* _Given problem_
Transcribe each line exactly.

— BEGIN Information supplied —

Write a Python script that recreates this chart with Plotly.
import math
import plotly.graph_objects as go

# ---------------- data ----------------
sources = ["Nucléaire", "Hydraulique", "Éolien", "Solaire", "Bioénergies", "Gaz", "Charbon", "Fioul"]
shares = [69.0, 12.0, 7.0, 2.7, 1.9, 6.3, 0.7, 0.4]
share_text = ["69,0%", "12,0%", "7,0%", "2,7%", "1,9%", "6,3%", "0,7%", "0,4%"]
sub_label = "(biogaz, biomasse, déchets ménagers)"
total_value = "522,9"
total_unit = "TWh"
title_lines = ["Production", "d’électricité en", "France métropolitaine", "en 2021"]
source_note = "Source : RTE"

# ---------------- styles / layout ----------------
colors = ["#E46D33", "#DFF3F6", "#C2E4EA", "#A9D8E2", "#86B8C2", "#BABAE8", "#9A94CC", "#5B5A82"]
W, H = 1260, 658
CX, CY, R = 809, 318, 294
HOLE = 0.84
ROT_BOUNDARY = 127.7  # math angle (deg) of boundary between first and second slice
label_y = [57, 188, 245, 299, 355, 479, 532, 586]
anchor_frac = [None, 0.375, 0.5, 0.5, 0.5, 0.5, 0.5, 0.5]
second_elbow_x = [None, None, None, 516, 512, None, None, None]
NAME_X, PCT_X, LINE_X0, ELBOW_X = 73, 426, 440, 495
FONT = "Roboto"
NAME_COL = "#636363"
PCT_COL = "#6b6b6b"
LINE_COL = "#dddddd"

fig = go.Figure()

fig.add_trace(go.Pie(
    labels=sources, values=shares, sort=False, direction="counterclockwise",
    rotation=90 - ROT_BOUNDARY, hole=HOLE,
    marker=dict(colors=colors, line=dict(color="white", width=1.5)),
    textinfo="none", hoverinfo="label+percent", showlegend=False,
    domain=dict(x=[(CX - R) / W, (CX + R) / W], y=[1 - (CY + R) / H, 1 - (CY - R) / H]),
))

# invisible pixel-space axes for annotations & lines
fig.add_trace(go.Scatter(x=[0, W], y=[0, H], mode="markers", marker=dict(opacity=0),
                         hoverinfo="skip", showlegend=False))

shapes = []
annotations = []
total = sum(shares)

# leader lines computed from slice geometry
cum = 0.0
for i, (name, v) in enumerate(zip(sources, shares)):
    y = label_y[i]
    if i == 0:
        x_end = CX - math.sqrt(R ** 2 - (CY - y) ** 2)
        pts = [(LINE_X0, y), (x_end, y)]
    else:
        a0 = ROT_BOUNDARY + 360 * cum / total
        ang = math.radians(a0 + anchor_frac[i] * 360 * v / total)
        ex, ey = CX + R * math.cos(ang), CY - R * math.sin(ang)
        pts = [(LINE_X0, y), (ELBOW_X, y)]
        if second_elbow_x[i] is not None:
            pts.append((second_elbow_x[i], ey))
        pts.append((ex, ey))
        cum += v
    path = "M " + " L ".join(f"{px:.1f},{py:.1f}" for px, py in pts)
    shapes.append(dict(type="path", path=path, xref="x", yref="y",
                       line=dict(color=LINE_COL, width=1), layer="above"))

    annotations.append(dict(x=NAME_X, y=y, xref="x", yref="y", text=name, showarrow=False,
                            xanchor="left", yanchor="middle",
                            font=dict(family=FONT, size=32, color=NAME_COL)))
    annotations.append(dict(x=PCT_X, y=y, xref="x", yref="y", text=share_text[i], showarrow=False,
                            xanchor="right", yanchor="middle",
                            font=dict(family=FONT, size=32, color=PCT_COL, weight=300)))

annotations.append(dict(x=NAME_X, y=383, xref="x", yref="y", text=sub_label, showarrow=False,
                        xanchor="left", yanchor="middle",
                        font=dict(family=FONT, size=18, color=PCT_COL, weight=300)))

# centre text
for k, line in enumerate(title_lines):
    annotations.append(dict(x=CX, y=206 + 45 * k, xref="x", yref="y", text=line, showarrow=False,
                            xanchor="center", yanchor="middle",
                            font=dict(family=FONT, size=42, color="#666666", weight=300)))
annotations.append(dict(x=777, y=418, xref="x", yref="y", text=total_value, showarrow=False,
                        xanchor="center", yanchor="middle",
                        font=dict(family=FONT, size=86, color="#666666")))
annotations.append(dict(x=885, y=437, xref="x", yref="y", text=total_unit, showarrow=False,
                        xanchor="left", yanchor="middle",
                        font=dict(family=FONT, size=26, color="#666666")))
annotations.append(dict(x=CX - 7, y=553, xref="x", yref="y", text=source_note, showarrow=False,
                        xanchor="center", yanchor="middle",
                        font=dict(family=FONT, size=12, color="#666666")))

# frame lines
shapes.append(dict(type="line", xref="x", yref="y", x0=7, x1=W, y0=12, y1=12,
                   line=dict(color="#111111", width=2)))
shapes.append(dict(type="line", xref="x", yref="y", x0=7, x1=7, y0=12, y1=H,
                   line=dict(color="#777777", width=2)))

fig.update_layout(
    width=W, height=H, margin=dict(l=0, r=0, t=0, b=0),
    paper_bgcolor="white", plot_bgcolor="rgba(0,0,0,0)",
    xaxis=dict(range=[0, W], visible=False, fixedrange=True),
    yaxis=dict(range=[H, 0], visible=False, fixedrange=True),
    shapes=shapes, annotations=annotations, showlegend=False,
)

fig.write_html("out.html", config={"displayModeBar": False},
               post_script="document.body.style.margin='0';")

— END Information supplied —

* _Full output_
Write a Python script that recreates this chart with Plotly.
import math
import plotly.graph_objects as go

# ---------------- data ----------------
sources = ["Nucléaire", "Hydraulique", "Éolien", "Solaire", "Bioénergies", "Gaz", "Charbon", "Fioul"]
shares = [69.0, 12.0, 7.0, 2.7, 1.9, 6.3, 0.7, 0.4]
share_text = ["69,0%", "12,0%", "7,0%", "2,7%", "1,9%", "6,3%", "0,7%", "0,4%"]
sub_label = "(biogaz, biomasse, déchets ménagers)"
total_value = "522,9"
total_unit = "TWh"
title_lines = ["Production", "d’électricité en", "France métropolitaine", "en 2021"]
source_note = "Source : RTE"

# ---------------- styles / layout ----------------
colors = ["#E46D33", "#DFF3F6", "#C2E4EA", "#A9D8E2", "#86B8C2", "#BABAE8", "#9A94CC", "#5B5A82"]
W, H = 1260, 658
CX, CY, R = 809, 318, 294
HOLE = 0.84
ROT_BOUNDARY = 127.7  # math angle (deg) of boundary between first and second slice
label_y = [57, 188, 245, 299, 355, 479, 532, 586]
anchor_frac = [None, 0.375, 0.5, 0.5, 0.5, 0.5, 0.5, 0.5]
second_elbow_x = [None, None, None, 516, 512, None, None, None]
NAME_X, PCT_X, LINE_X0, ELBOW_X = 73, 426, 440, 495
FONT = "Roboto"
NAME_COL = "#636363"
PCT_COL = "#6b6b6b"
LINE_COL = "#dddddd"

fig = go.Figure()

fig.add_trace(go.Pie(
    labels=sources, values=shares, sort=False, direction="counterclockwise",
    rotation=90 - ROT_BOUNDARY, hole=HOLE,
    marker=dict(colors=colors, line=dict(color="white", width=1.5)),
    textinfo="none", hoverinfo="label+percent", showlegend=False,
    domain=dict(x=[(CX - R) / W, (CX + R) / W], y=[1 - (CY + R) / H, 1 - (CY - R) / H]),
))

# invisible pixel-space axes for annotations & lines
fig.add_trace(go.Scatter(x=[0, W], y=[0, H], mode="markers", marker=dict(opacity=0),
                         hoverinfo="skip", showlegend=False))

shapes = []
annotations = []
total = sum(shares)

# leader lines computed from slice geometry
cum = 0.0
for i, (name, v) in enumerate(zip(sources, shares)):
    y = label_y[i]
    if i == 0:
        x_end = CX - math.sqrt(R ** 2 - (CY - y) ** 2)
        pts = [(LINE_X0, y), (x_end, y)]
    else:
        a0 = ROT_BOUNDARY + 360 * cum / total
        ang = math.radians(a0 + anchor_frac[i] * 360 * v / total)
        ex, ey = CX + R * math.cos(ang), CY - R * math.sin(ang)
        pts = [(LINE_X0, y), (ELBOW_X, y)]
        if second_elbow_x[i] is not None:
            pts.append((second_elbow_x[i], ey))
        pts.append((ex, ey))
        cum += v
    path = "M " + " L ".join(f"{px:.1f},{py:.1f}" for px, py in pts)
    shapes.append(dict(type="path", path=path, xref="x", yref="y",
                       line=dict(color=LINE_COL, width=1), layer="above"))

    annotations.append(dict(x=NAME_X, y=y, xref="x", yref="y", text=name, showarrow=False,
                            xanchor="left", yanchor="middle",
                            font=dict(family=FONT, size=32, color=NAME_COL)))
    annotations.append(dict(x=PCT_X, y=y, xref="x", yref="y", text=share_text[i], showarrow=False,
                            xanchor="right", yanchor="middle",
                            font=dict(family=FONT, size=32, color=PCT_COL, weight=300)))

annotations.append(dict(x=NAME_X, y=383, xref="x", yref="y", text=sub_label, showarrow=False,
                        xanchor="left", yanchor="middle",
                        font=dict(family=FONT, size=18, color=PCT_COL, weight=300)))

# centre text
for k, line in enumerate(title_lines):
    annotations.append(dict(x=CX, y=206 + 45 * k, xref="x", yref="y", text=line, showarrow=False,
                            xanchor="center", yanchor="middle",
                            font=dict(family=FONT, size=42, color="#666666", weight=300)))
annotations.append(dict(x=777, y=418, xref="x", yref="y", text=total_value, showarrow=False,
                        xanchor="center", yanchor="middle",
                        font=dict(family=FONT, size=86, color="#666666")))
annotations.append(dict(x=885, y=437, xref="x", yref="y", text=total_unit, showarrow=False,
                        xanchor="left", yanchor="middle",
                        font=dict(family=FONT, size=26, color="#666666")))
annotations.append(dict(x=CX - 7, y=553, xref="x", yref="y", text=source_note, showarrow=False,
                        xanchor="center", yanchor="middle",
                        font=dict(family=FONT, size=12, color="#666666")))

# frame lines
shapes.append(dict(type="line", xref="x", yref="y", x0=7, x1=W, y0=12, y1=12,
                   line=dict(color="#111111", width=2)))
shapes.append(dict(type="line", xref="x", yref="y", x0=7, x1=7, y0=12, y1=H,
                   line=dict(color="#777777", width=2)))

fig.update_layout(
    width=W, height=H, margin=dict(l=0, r=0, t=0, b=0),
    paper_bgcolor="white", plot_bgcolor="rgba(0,0,0,0)",
    xaxis=dict(range=[0, W], visible=False, fixedrange=True),
    yaxis=dict(range=[H, 0], visible=False, fixedrange=True),
    shapes=shapes, annotations=annotations, showlegend=False,
)

fig.write_html("out.html", config={"displayModeBar": False},
               post_script="document.body.style.margin='0';")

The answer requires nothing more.